■ YOUR GOAL ■
Copy out the listing in full, exactly as written, but not its pictures.

■ INFORMATION PROVIDED ■

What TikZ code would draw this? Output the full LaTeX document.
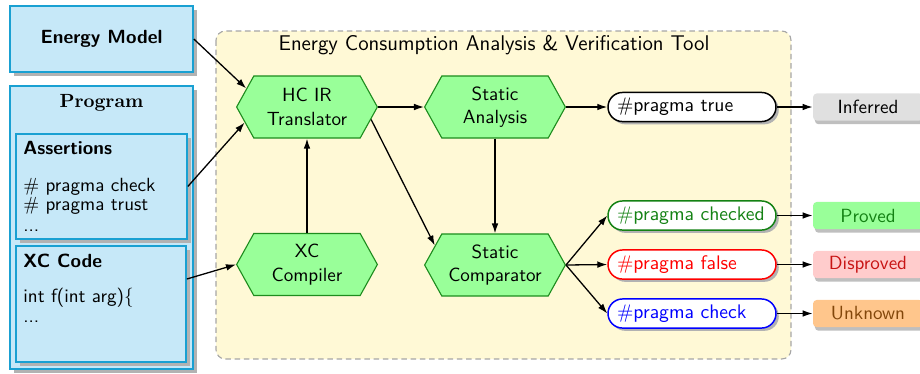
\documentclass[tikz,border=0pt]{standalone}
\usetikzlibrary{shapes.symbols,shapes.misc,shadows,arrows.meta,calc}
\definecolor{boxblue}{RGB}{198,232,248}
\definecolor{boxborder}{RGB}{25,160,210}
\definecolor{hexfill}{RGB}{153,255,153}
\definecolor{hexborder}{RGB}{30,140,30}
\definecolor{toolbg}{RGB}{255,249,214}
\definecolor{okgreen}{RGB}{20,130,20}
\definecolor{badred}{RGB}{200,20,20}
\definecolor{unkbrown}{RGB}{130,70,10}
\begin{document}
\begin{tikzpicture}[x=0.54pt,y=-0.54pt,font=\sffamily\fontsize{10.3}{12.6}\selectfont,
  bluebox/.style={draw=boxborder,fill=boxblue,line width=0.9pt,inner sep=0pt,
    drop shadow={shadow xshift=2.2pt,shadow yshift=-2.2pt,fill=black!30,opacity=1}},
  hexa/.style={signal,signal to=east and west,signal pointer angle=122,draw=hexborder,
    fill=hexfill,line width=0.6pt,minimum width=76pt,minimum height=33.5pt,
    align=center,inner sep=1pt},
  pragma/.style={rectangle,rounded corners=7.8pt,draw,fill=white,line width=0.8pt,
    minimum height=15.7pt,text width=80.9pt,inner xsep=4.9pt,inner ysep=0pt,align=left,
    font=\sffamily\fontsize{10.6}{12.6}\selectfont,
    drop shadow={shadow xshift=1.5pt,shadow yshift=-1.5pt,fill=black!30,opacity=1}},
  result/.style={rectangle,rounded corners=2pt,minimum width=59.4pt,minimum height=14.6pt,
    inner sep=0pt,
    drop shadow={shadow xshift=1pt,shadow yshift=-2pt,fill=black!25,opacity=1}},
  conn/.style={-{Latex[length=5.4pt,width=3.6pt]},line width=0.7pt},
  txt/.style={anchor=base west,inner sep=0pt}]
\useasboundingbox (0,0) rectangle (920,373);
% tool background
\draw[gray!70,dashed,dash pattern=on 3pt off 2pt,fill=toolbg,rounded corners=5pt,line width=0.6pt]
  (216,31) rectangle (791,359);
\node[anchor=base,inner sep=0pt,font=\sffamily\fontsize{11.5}{14}\selectfont] (tooltitle) at (494,50) {Energy Consumption Analysis \& Verification Tool};
% left boxes
\node[bluebox,minimum width=98.8pt,minimum height=35.6pt] (em) at (101.5,39) {\textbf{Energy Model}};
\node[bluebox,minimum width=98.8pt,minimum height=152.8pt] (prog) at (101.5,227.5) {};
\node[anchor=base,inner sep=0pt,font=\rmfamily\bfseries\fontsize{10.3}{12.6}\selectfont] (progtitle) at (101.5,107) {Program};
\node[bluebox,minimum width=92.3pt,minimum height=56.7pt] (asrt) at (101.5,186.5) {};
\node[bluebox,minimum width=91.8pt,minimum height=62.6pt] (xc) at (101,304) {};
\node[txt,font=\sffamily\bfseries\fontsize{10.3}{12.6}\selectfont] (asrt1) at (23,154) {Assertions};
\node[txt] (asrt2) at (23,191) {\# pragma check};
\node[txt] (asrt3) at (23,210) {\# pragma trust};
\node[txt] (asrt4) at (23,231) {...};
\node[txt,font=\sffamily\bfseries\fontsize{10.3}{12.6}\selectfont] (xc1) at (23,267) {XC Code};
\node[txt] (xc2) at (23,302) {int f(int arg)\{};
\node[txt] (xc3) at (23,322) {...};
% hexagons
\node[hexa] (hc) at (307,107) {HC IR\\Translator};
\node[hexa] (sa) at (495,107) {Static\\Analysis};
\node[hexa] (xcc) at (307,264.5) {XC\\Compiler};
\node[hexa] (cmp) at (495,265) {Static\\Comparator};
% pragma nodes
\node[pragma] (ptrue) at (692,107) {\#pragma true};
\node[pragma,draw=okgreen,text=okgreen] (pchecked) at (692,215.5) {\#pragma checked};
\node[pragma,draw=red,text=red] (pfalse) at (692,264.5) {\#pragma false};
\node[pragma,draw=blue,text=blue] (pcheck) at (692,313.5) {\#pragma check};
% results
\node[result,fill=black!12] (inf) at (868,107) {Inferred};
\node[result,fill=hexfill,text=okgreen] (prov) at (868,215.5) {Proved};
\node[result,fill=red!20,text=badred] (disp) at (868,264.5) {Disproved};
\node[result,fill=orange!45,text=unkbrown] (unk) at (868,313.5) {Unknown};
% connectors
\coordinate (xcout) at ($(xc.east)+(0,-25)$);
\draw[conn] (em.east) -- (hc.163);
\draw[conn] (asrt.east) -- (hc.194);
\draw[conn] (xcout) -- (xcc.west);
\draw[conn] (xcc.north) -- (hc.south);
\draw[conn] (hc.east) -- (sa.west);
\draw[conn] (hc.-11) -- (cmp.162);
\draw[conn] (sa.south) -- (cmp.north);
\draw[conn] (sa.east) -- (ptrue.west);
\draw[conn] (cmp.east) -- (pchecked.west);
\draw[conn] (cmp.east) -- (pfalse.west);
\draw[conn] (cmp.east) -- (pcheck.west);
\draw[conn] (ptrue.east) -- (inf.west);
\draw[conn] (pchecked.east) -- (prov.west);
\draw[conn] (pfalse.east) -- (disp.west);
\draw[conn] (pcheck.east) -- (unk.west);
\end{tikzpicture}
\end{document}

■ RESPONSE ■
What TikZ code would draw this? Output the full LaTeX document.
\documentclass[tikz,border=0pt]{standalone}
\usetikzlibrary{shapes.symbols,shapes.misc,shadows,arrows.meta,calc}
\definecolor{boxblue}{RGB}{198,232,248}
\definecolor{boxborder}{RGB}{25,160,210}
\definecolor{hexfill}{RGB}{153,255,153}
\definecolor{hexborder}{RGB}{30,140,30}
\definecolor{toolbg}{RGB}{255,249,214}
\definecolor{okgreen}{RGB}{20,130,20}
\definecolor{badred}{RGB}{200,20,20}
\definecolor{unkbrown}{RGB}{130,70,10}
\begin{document}
\begin{tikzpicture}[x=0.54pt,y=-0.54pt,font=\sffamily\fontsize{10.3}{12.6}\selectfont,
  bluebox/.style={draw=boxborder,fill=boxblue,line width=0.9pt,inner sep=0pt,
    drop shadow={shadow xshift=2.2pt,shadow yshift=-2.2pt,fill=black!30,opacity=1}},
  hexa/.style={signal,signal to=east and west,signal pointer angle=122,draw=hexborder,
    fill=hexfill,line width=0.6pt,minimum width=76pt,minimum height=33.5pt,
    align=center,inner sep=1pt},
  pragma/.style={rectangle,rounded corners=7.8pt,draw,fill=white,line width=0.8pt,
    minimum height=15.7pt,text width=80.9pt,inner xsep=4.9pt,inner ysep=0pt,align=left,
    font=\sffamily\fontsize{10.6}{12.6}\selectfont,
    drop shadow={shadow xshift=1.5pt,shadow yshift=-1.5pt,fill=black!30,opacity=1}},
  result/.style={rectangle,rounded corners=2pt,minimum width=59.4pt,minimum height=14.6pt,
    inner sep=0pt,
    drop shadow={shadow xshift=1pt,shadow yshift=-2pt,fill=black!25,opacity=1}},
  conn/.style={-{Latex[length=5.4pt,width=3.6pt]},line width=0.7pt},
  txt/.style={anchor=base west,inner sep=0pt}]
\useasboundingbox (0,0) rectangle (920,373);
% tool background
\draw[gray!70,dashed,dash pattern=on 3pt off 2pt,fill=toolbg,rounded corners=5pt,line width=0.6pt]
  (216,31) rectangle (791,359);
\node[anchor=base,inner sep=0pt,font=\sffamily\fontsize{11.5}{14}\selectfont] (tooltitle) at (494,50) {Energy Consumption Analysis \& Verification Tool};
% left boxes
\node[bluebox,minimum width=98.8pt,minimum height=35.6pt] (em) at (101.5,39) {\textbf{Energy Model}};
\node[bluebox,minimum width=98.8pt,minimum height=152.8pt] (prog) at (101.5,227.5) {};
\node[anchor=base,inner sep=0pt,font=\rmfamily\bfseries\fontsize{10.3}{12.6}\selectfont] (progtitle) at (101.5,107) {Program};
\node[bluebox,minimum width=92.3pt,minimum height=56.7pt] (asrt) at (101.5,186.5) {};
\node[bluebox,minimum width=91.8pt,minimum height=62.6pt] (xc) at (101,304) {};
\node[txt,font=\sffamily\bfseries\fontsize{10.3}{12.6}\selectfont] (asrt1) at (23,154) {Assertions};
\node[txt] (asrt2) at (23,191) {\# pragma check};
\node[txt] (asrt3) at (23,210) {\# pragma trust};
\node[txt] (asrt4) at (23,231) {...};
\node[txt,font=\sffamily\bfseries\fontsize{10.3}{12.6}\selectfont] (xc1) at (23,267) {XC Code};
\node[txt] (xc2) at (23,302) {int f(int arg)\{};
\node[txt] (xc3) at (23,322) {...};
% hexagons
\node[hexa] (hc) at (307,107) {HC IR\\Translator};
\node[hexa] (sa) at (495,107) {Static\\Analysis};
\node[hexa] (xcc) at (307,264.5) {XC\\Compiler};
\node[hexa] (cmp) at (495,265) {Static\\Comparator};
% pragma nodes
\node[pragma] (ptrue) at (692,107) {\#pragma true};
\node[pragma,draw=okgreen,text=okgreen] (pchecked) at (692,215.5) {\#pragma checked};
\node[pragma,draw=red,text=red] (pfalse) at (692,264.5) {\#pragma false};
\node[pragma,draw=blue,text=blue] (pcheck) at (692,313.5) {\#pragma check};
% results
\node[result,fill=black!12] (inf) at (868,107) {Inferred};
\node[result,fill=hexfill,text=okgreen] (prov) at (868,215.5) {Proved};
\node[result,fill=red!20,text=badred] (disp) at (868,264.5) {Disproved};
\node[result,fill=orange!45,text=unkbrown] (unk) at (868,313.5) {Unknown};
% connectors
\coordinate (xcout) at ($(xc.east)+(0,-25)$);
\draw[conn] (em.east) -- (hc.163);
\draw[conn] (asrt.east) -- (hc.194);
\draw[conn] (xcout) -- (xcc.west);
\draw[conn] (xcc.north) -- (hc.south);
\draw[conn] (hc.east) -- (sa.west);
\draw[conn] (hc.-11) -- (cmp.162);
\draw[conn] (sa.south) -- (cmp.north);
\draw[conn] (sa.east) -- (ptrue.west);
\draw[conn] (cmp.east) -- (pchecked.west);
\draw[conn] (cmp.east) -- (pfalse.west);
\draw[conn] (cmp.east) -- (pcheck.west);
\draw[conn] (ptrue.east) -- (inf.west);
\draw[conn] (pchecked.east) -- (prov.west);
\draw[conn] (pfalse.east) -- (disp.west);
\draw[conn] (pcheck.east) -- (unk.west);
\end{tikzpicture}
\end{document}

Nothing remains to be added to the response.